═════ DATA
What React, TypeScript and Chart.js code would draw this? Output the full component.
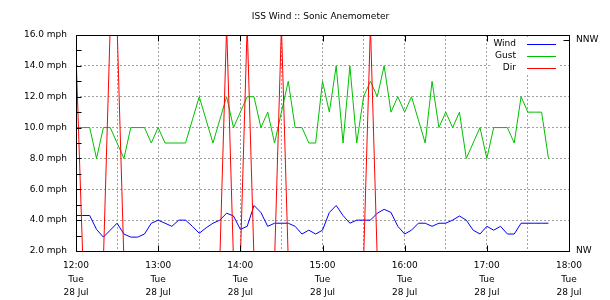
import { useEffect, useRef } from "react";
import { Chart, registerables } from "chart.js";

Chart.register(...registerables);

// 5-minute samples, Tuesday 28 July
const sampleTimes = [
  "12:00", "12:05", "12:10", "12:15", "12:20", "12:25", "12:30", "12:35", "12:40", "12:45", "12:50", "12:55",
  "13:00", "13:05", "13:10", "13:15", "13:20", "13:25", "13:30", "13:35", "13:40", "13:45", "13:50", "13:55",
  "14:00", "14:05", "14:10", "14:15", "14:20", "14:25", "14:30", "14:35", "14:40", "14:45", "14:50", "14:55",
  "15:00", "15:05", "15:10", "15:15", "15:20", "15:25", "15:30", "15:35", "15:40", "15:45", "15:50", "15:55",
  "16:00", "16:05", "16:10", "16:15", "16:20", "16:25", "16:30", "16:35", "16:40", "16:45", "16:50", "16:55",
  "17:00", "17:05", "17:10", "17:15", "17:20", "17:25", "17:30", "17:35", "17:40", "17:45",
];

// average wind speed, mph
const windMph = [
  4.3, 4.3, 4.3, 3.4, 2.9, 3.35, 3.8, 3.1, 2.9, 2.9, 3.1, 3.8,
  4.0, 3.8, 3.6, 4.0, 4.0, 3.6, 3.15, 3.5, 3.8, 4.0, 4.45, 4.27,
  3.4, 3.6, 4.95, 4.5, 3.6, 3.8, 3.8, 3.8, 3.6, 3.1, 3.35, 3.1,
  3.35, 4.5, 4.95, 4.3, 3.8, 4.0, 4.0, 4.0, 4.45, 4.7, 4.5, 3.6,
  3.1, 3.35, 3.8, 3.8, 3.6, 3.8, 3.8, 4.0, 4.27, 4.0, 3.35, 3.1,
  3.6, 3.35, 3.6, 3.1, 3.1, 3.8, 3.8, 3.8, 3.8, 3.8,
];

// gust speed, mph
const gustMph = [
  10, 10, 10, 8, 10, 10, 9, 8, 10, 10, 10, 9,
  10, 9, 9, 9, 9, 10.5, 12, 10.5, 9, 10.5, 12, 10,
  11, 12, 12, 10, 11, 9, 11, 13, 10, 10, 9, 9,
  13, 11, 14, 9, 14, 9, 12, 13, 12, 14, 11, 12,
  11, 12, 10.5, 9, 13, 10, 11, 10, 11, 8, 9, 10,
  8, 10, 10, 10, 9, 12, 11, 11, 11, 8,
];

// wind direction, degrees
const dirDeg = [
  336, 314, 314, 314, 314, 339, 339, 314, 314, 314, 314, 314,
  314, 314, 314, 314, 314, 314, 314, 314, 314, 314, 339, 314,
  314, 339, 314, 314, 314, 314, 339, 314, 314, 314, 314, 314,
  314, 314, 314, 314, 314, 314, 314, 339, 314, 314, 314, 314,
  314, 314, 314, 314, 314, 314, 314, 314, 314, 314, 314, 314,
  314, 314, 314, 314, 314, 314, 314, 314, 314, 314,
];

const hourLabels = ["12:00", "13:00", "14:00", "15:00", "16:00", "17:00", "18:00"];
const dayLabel = "Tue";
const dateLabel = "28 Jul";
const compassDegrees = [315, 337.5];
const compassLabels = ["NW", "NNW"];
const seriesNames = ["Wind", "Gust", "Dir"];
const seriesColors = ["#0000ff", "#00c000", "#ff0000"];
const chartTitle = "ISS Wind :: Sonic Anemometer";

const FONT = '"DejaVu Sans", sans-serif';

// minutes after 12:00
const toMinutes = (s: string) => {
  const [h, m] = s.split(":").map(Number);
  return (h - 12) * 60 + m;
};

const frame = {
  id: "frame",
  beforeDatasetsDraw(chart: any) {
    const { ctx, chartArea: a } = chart;
    // opaque key box over the grid
    ctx.save();
    ctx.fillStyle = "#ffffff";
    ctx.fillRect(a.right - 79, a.top + 3, 70, 35);
    ctx.restore();
  },
  afterDatasetsDraw(chart: any) {
    const { ctx, chartArea: a, scales } = chart;
    const L = Math.round(a.left) + 0.5;
    const R = Math.round(a.right) + 0.5;
    const T = Math.round(a.top) + 0.5;
    const B = Math.round(a.bottom) + 0.5;
    ctx.save();
    ctx.strokeStyle = "#000000";
    ctx.lineWidth = 1;
    ctx.setLineDash([]);
    ctx.beginPath();
    ctx.rect(L, T, R - L, B - T);
    // left axis ticks every 1 mph
    for (let v = 2; v <= 16; v += 1) {
      const y = Math.round(scales.y.getPixelForValue(v)) + 0.5;
      ctx.moveTo(L, y);
      ctx.lineTo(L + 5, y);
    }
    // hour ticks on bottom and top edges
    hourLabels.forEach((lab) => {
      const x = Math.round(scales.x.getPixelForValue(toMinutes(lab))) + 0.5;
      ctx.moveTo(x, B);
      ctx.lineTo(x, B - 6);
      ctx.moveTo(x, T);
      ctx.lineTo(x, T + 6);
    });
    // compass ticks on the right edge
    compassDegrees.forEach((d) => {
      const y = Math.round(scales.y2.getPixelForValue(d)) + 0.5;
      ctx.moveTo(R, y);
      ctx.lineTo(R - 6, y);
    });
    ctx.stroke();

    // key
    ctx.font = `9px ${FONT}`;
    ctx.textBaseline = "middle";
    ctx.textAlign = "right";
    seriesNames.forEach((name, i) => {
      const y = Math.round(a.top) + 9 + i * 12;
      ctx.fillStyle = "#000000";
      ctx.fillText(name, a.right - 53, y);
      ctx.strokeStyle = seriesColors[i];
      ctx.beginPath();
      ctx.moveTo(a.right - 42, y + 0.5);
      ctx.lineTo(a.right - 13, y + 0.5);
      ctx.stroke();
    });

    // title
    ctx.fillStyle = "#000000";
    ctx.textAlign = "center";
    ctx.fillText(chartTitle, (a.left + a.right) / 2 - 2, 17);
    ctx.restore();
  },
};

export default function App() {
  const canvasRef = useRef<HTMLCanvasElement | null>(null);

  useEffect(() => {
    const canvas = canvasRef.current;
    if (!canvas) return;
    const xs = sampleTimes.map(toMinutes);
    const pts = (vals: number[]) => vals.map((v, i) => ({ x: xs[i], y: v }));

    const tickFont = { family: FONT, size: 9, lineHeight: 1.5 };
    const gridCommon = {
      color: "#a0a0a0",
      lineWidth: 1,
      drawTicks: false,
    };

    const chart = new Chart(canvas, {
      type: "line",
      data: {
        datasets: [
          {
            label: seriesNames[2],
            data: pts(dirDeg),
            yAxisID: "y2",
            borderColor: seriesColors[2],
            borderWidth: 1,
            pointRadius: 0,
            tension: 0,
            clip: 0,
            order: 0,
          },
          {
            label: seriesNames[0],
            data: pts(windMph),
            yAxisID: "y",
            borderColor: seriesColors[0],
            borderWidth: 1,
            pointRadius: 0,
            tension: 0,
            clip: 0,
            order: 1,
          },
          {
            label: seriesNames[1],
            data: pts(gustMph),
            yAxisID: "y",
            borderColor: seriesColors[1],
            borderWidth: 1,
            pointRadius: 0,
            tension: 0,
            clip: 0,
            order: 2,
          },
        ],
      },
      options: {
        animation: false,
        responsive: false,
        devicePixelRatio: 1,
        layout: { padding: { top: 35, left: 0, right: 0, bottom: 0 } },
        plugins: {
          legend: { display: false },
          tooltip: { enabled: false },
          title: { display: false },
        },
        scales: {
          x: {
            type: "linear",
            position: "bottom",
            min: 0,
            max: 360,
            grid: gridCommon,
            border: { display: false, dash: [2, 2] },
            afterFit: (s: any) => {
              s.height = 49;
            },
            ticks: {
              stepSize: 30,
              autoSkip: false,
              maxRotation: 0,
              padding: 8,
              color: "#000000",
              font: tickFont,
              callback: (v: any) => {
                const n = Number(v);
                if (n % 60 !== 0) return "";
                return [hourLabels[n / 60], dayLabel, dateLabel];
              },
            },
          },
          y: {
            type: "linear",
            position: "left",
            min: 2,
            max: 16,
            grid: gridCommon,
            border: { display: false, dash: [2, 2] },
            afterFit: (s: any) => {
              s.width = 76;
            },
            ticks: {
              stepSize: 2,
              padding: 9,
              color: "#000000",
              font: tickFont,
              callback: (v: any) => Number(v).toFixed(1) + " mph",
            },
          },
          y2: {
            type: "linear",
            position: "right",
            min: 315,
            max: 338,
            grid: { display: false, drawTicks: false },
            border: { display: false },
            afterFit: (s: any) => {
              s.width = 41;
            },
            afterBuildTicks: (s: any) => {
              s.ticks = compassDegrees.map((value) => ({ value }));
            },
            ticks: {
              padding: 7,
              color: "#000000",
              font: tickFont,
              callback: (v: any) => compassLabels[compassDegrees.indexOf(Number(v))],
            },
          },
        },
      },
      plugins: [frame],
    } as any);

    return () => chart.destroy();
  }, []);

  return (
    <div
      style={{
        position: "fixed",
        left: 0,
        top: 0,
        width: 610,
        height: 300,
        background: "#ffffff",
      }}
    >
      <canvas ref={canvasRef} width={610} height={300} style={{ display: "block" }} />
    </div>
  );
}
══════════
▸ **EXERCISE DIRECTIONS**:
Go from the first line of the listing to the line holding "Chart.register(...registerables);" and, please, transcribe those lines exactly, both included, with no pictures.

▸ **WRITTEN RESPONSE**:
What React, TypeScript and Chart.js code would draw this? Output the full component.
import { useEffect, useRef } from "react";
import { Chart, registerables } from "chart.js";

Chart.register(...registerables);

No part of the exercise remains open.